### Dataset:
--------------------------------

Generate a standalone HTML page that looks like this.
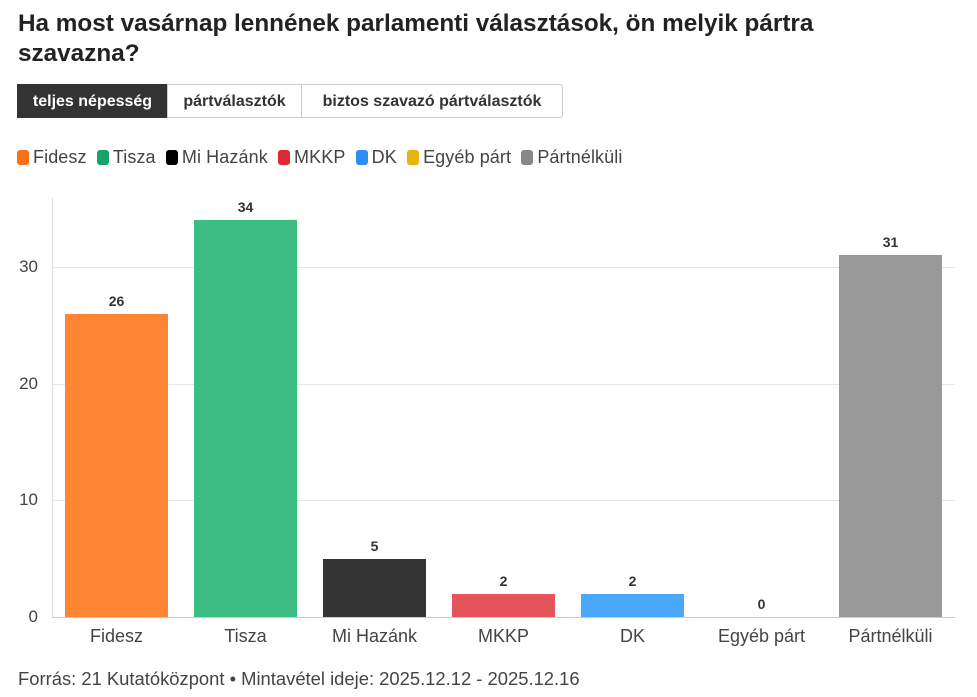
<!DOCTYPE html>
<html><head><meta charset="utf-8"><style>
body{margin:0;width:977px;height:697px;background:#fff;font-family:"Liberation Sans",sans-serif;color:#222;position:relative;overflow:hidden}
.a{position:absolute;white-space:nowrap}
.t{left:18px;top:9px;font-size:24.3px;font-weight:bold;line-height:30px;color:#222}
.btn{top:84px;height:34px;line-height:34px;font-size:16px;font-weight:bold;box-sizing:border-box;border:1px solid #ccc;text-align:center;color:#333}
.lg{top:147px;font-size:18px;color:#444;line-height:20px;letter-spacing:0.1px}
.sq{display:inline-block;width:12px;height:15px;border-radius:3px;vertical-align:-2px;margin-right:4px}
.yl{font-size:17px;color:#444;text-align:right;width:30px;left:8px}
.xl{font-size:18px;color:#444;text-align:center;width:129px;top:626px}
.v{font-size:14px;font-weight:bold;color:#333;text-align:center;width:103px}
</style></head><body>
<div class="a t">Ha most vasárnap lennének parlamenti választások, ön melyik pártra<br>szavazna?</div>
<div class="a btn" style="left:17px;width:151px;background:#333;color:#fff;border-color:#333">teljes népesség</div>
<div class="a btn" style="left:167px;width:135px">pártválasztók</div>
<div class="a btn" style="left:301px;width:262px;border-radius:0 3px 3px 0">biztos szavazó pártválasztók</div>
<div class="a lg" style="left:17px"><span class="sq" style="background:#f97316"></span>Fidesz&nbsp; <span class="sq" style="background:#16a36a"></span>Tisza&nbsp; <span class="sq" style="background:#000"></span>Mi Hazánk&nbsp; <span class="sq" style="background:#dc2a35"></span>MKKP&nbsp; <span class="sq" style="background:#2b8ff5"></span>DK&nbsp; <span class="sq" style="background:#eab308"></span>Egyéb párt&nbsp; <span class="sq" style="background:#888"></span>Pártnélküli</div>
<svg class="a" style="left:0;top:0" width="977" height="697">
<g stroke="#e6e6e6" stroke-width="1">
<line x1="52" y1="267.5" x2="955" y2="267.5"/><line x1="52" y1="384.5" x2="955" y2="384.5"/><line x1="52" y1="500.5" x2="955" y2="500.5"/>
</g>
<line x1="52.5" y1="198" x2="52.5" y2="617" stroke="#ddd"/>
<line x1="52" y1="617.5" x2="955" y2="617.5" stroke="#ccc"/>
<rect x="65" y="314" width="103" height="303" fill="#fd8533"/>
<rect x="194" y="220" width="103" height="397" fill="#3bbd83"/>
<rect x="323" y="559" width="103" height="58" fill="#333"/>
<rect x="452" y="594" width="103" height="23" fill="#e5535b"/>
<rect x="581" y="594" width="103" height="23" fill="#4aa8fb"/>
<rect x="839" y="255" width="103" height="362" fill="#999"/>
</svg>
<div class="a yl" style="top:257px">30</div>
<div class="a yl" style="top:374px">20</div>
<div class="a yl" style="top:490px">10</div>
<div class="a yl" style="top:607px">0</div>
<div class="a v" style="left:65px;top:293px">26</div>
<div class="a v" style="left:194px;top:199px">34</div>
<div class="a v" style="left:323px;top:538px">5</div>
<div class="a v" style="left:452px;top:573px">2</div>
<div class="a v" style="left:581px;top:573px">2</div>
<div class="a v" style="left:710px;top:596px">0</div>
<div class="a v" style="left:839px;top:234px">31</div>
<div class="a xl" style="left:52px">Fidesz</div>
<div class="a xl" style="left:181px">Tisza</div>
<div class="a xl" style="left:310px">Mi Hazánk</div>
<div class="a xl" style="left:439px">MKKP</div>
<div class="a xl" style="left:568px">DK</div>
<div class="a xl" style="left:697px">Egyéb párt</div>
<div class="a xl" style="left:826px">Pártnélküli</div>
<div class="a" style="left:18px;top:668px;font-size:18.4px;color:#444">Forrás: 21 Kutatóközpont • Mintavétel ideje: 2025.12.12 - 2025.12.16</div>
</body></html>
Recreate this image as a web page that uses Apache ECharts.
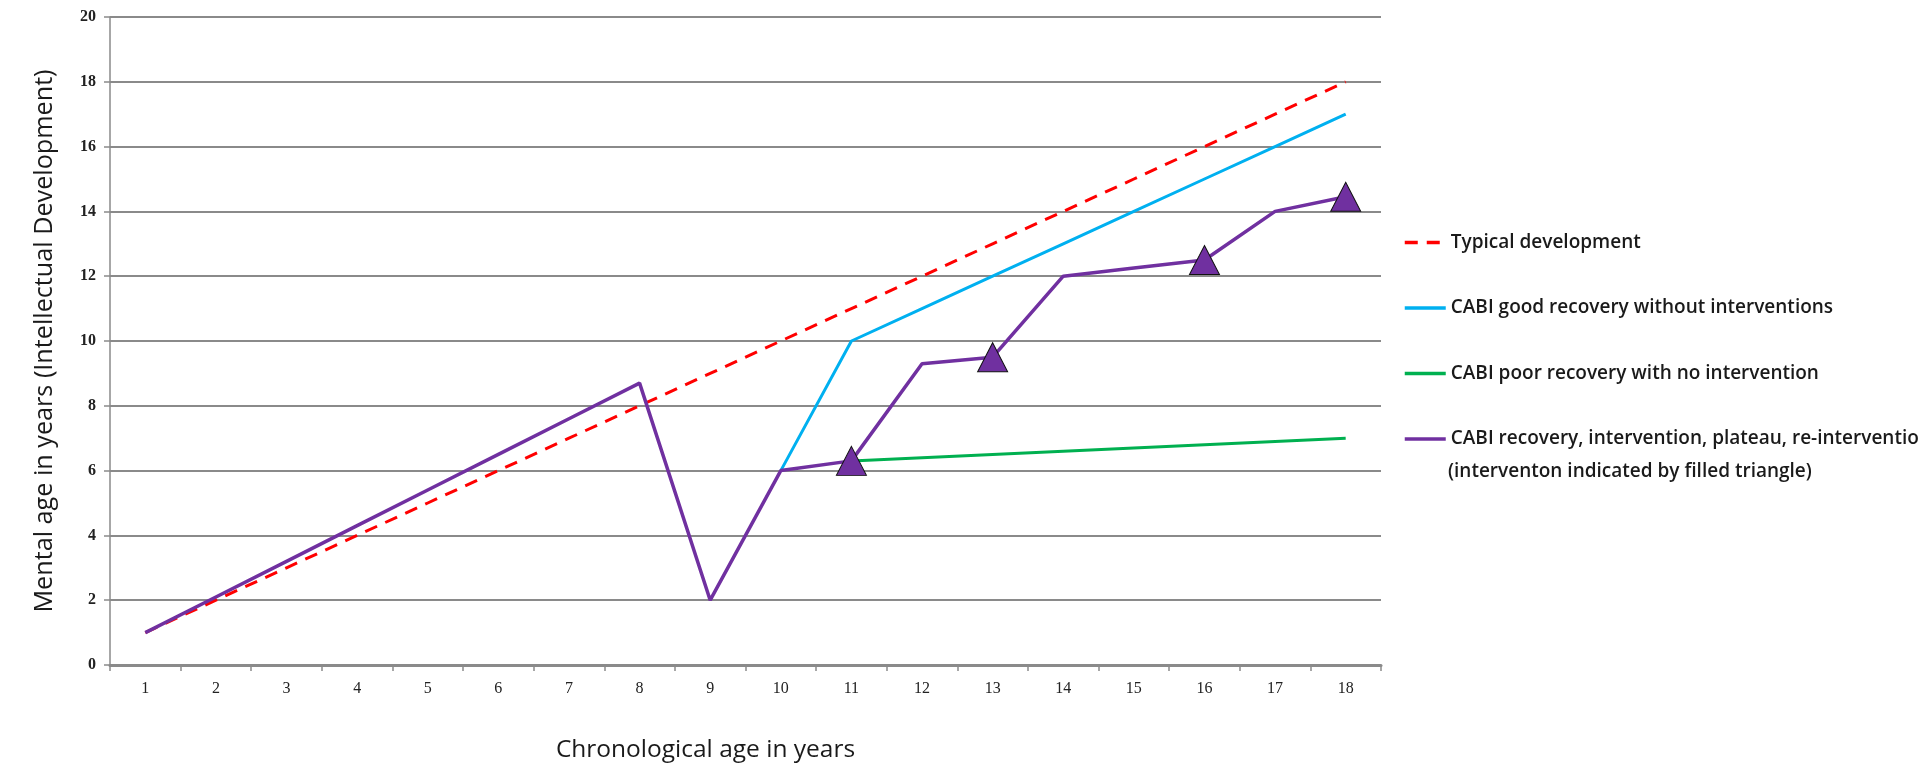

--------------------------------

In how many lines of the data does the string "that" appear? Give only the number.

### Solution to the problem:
2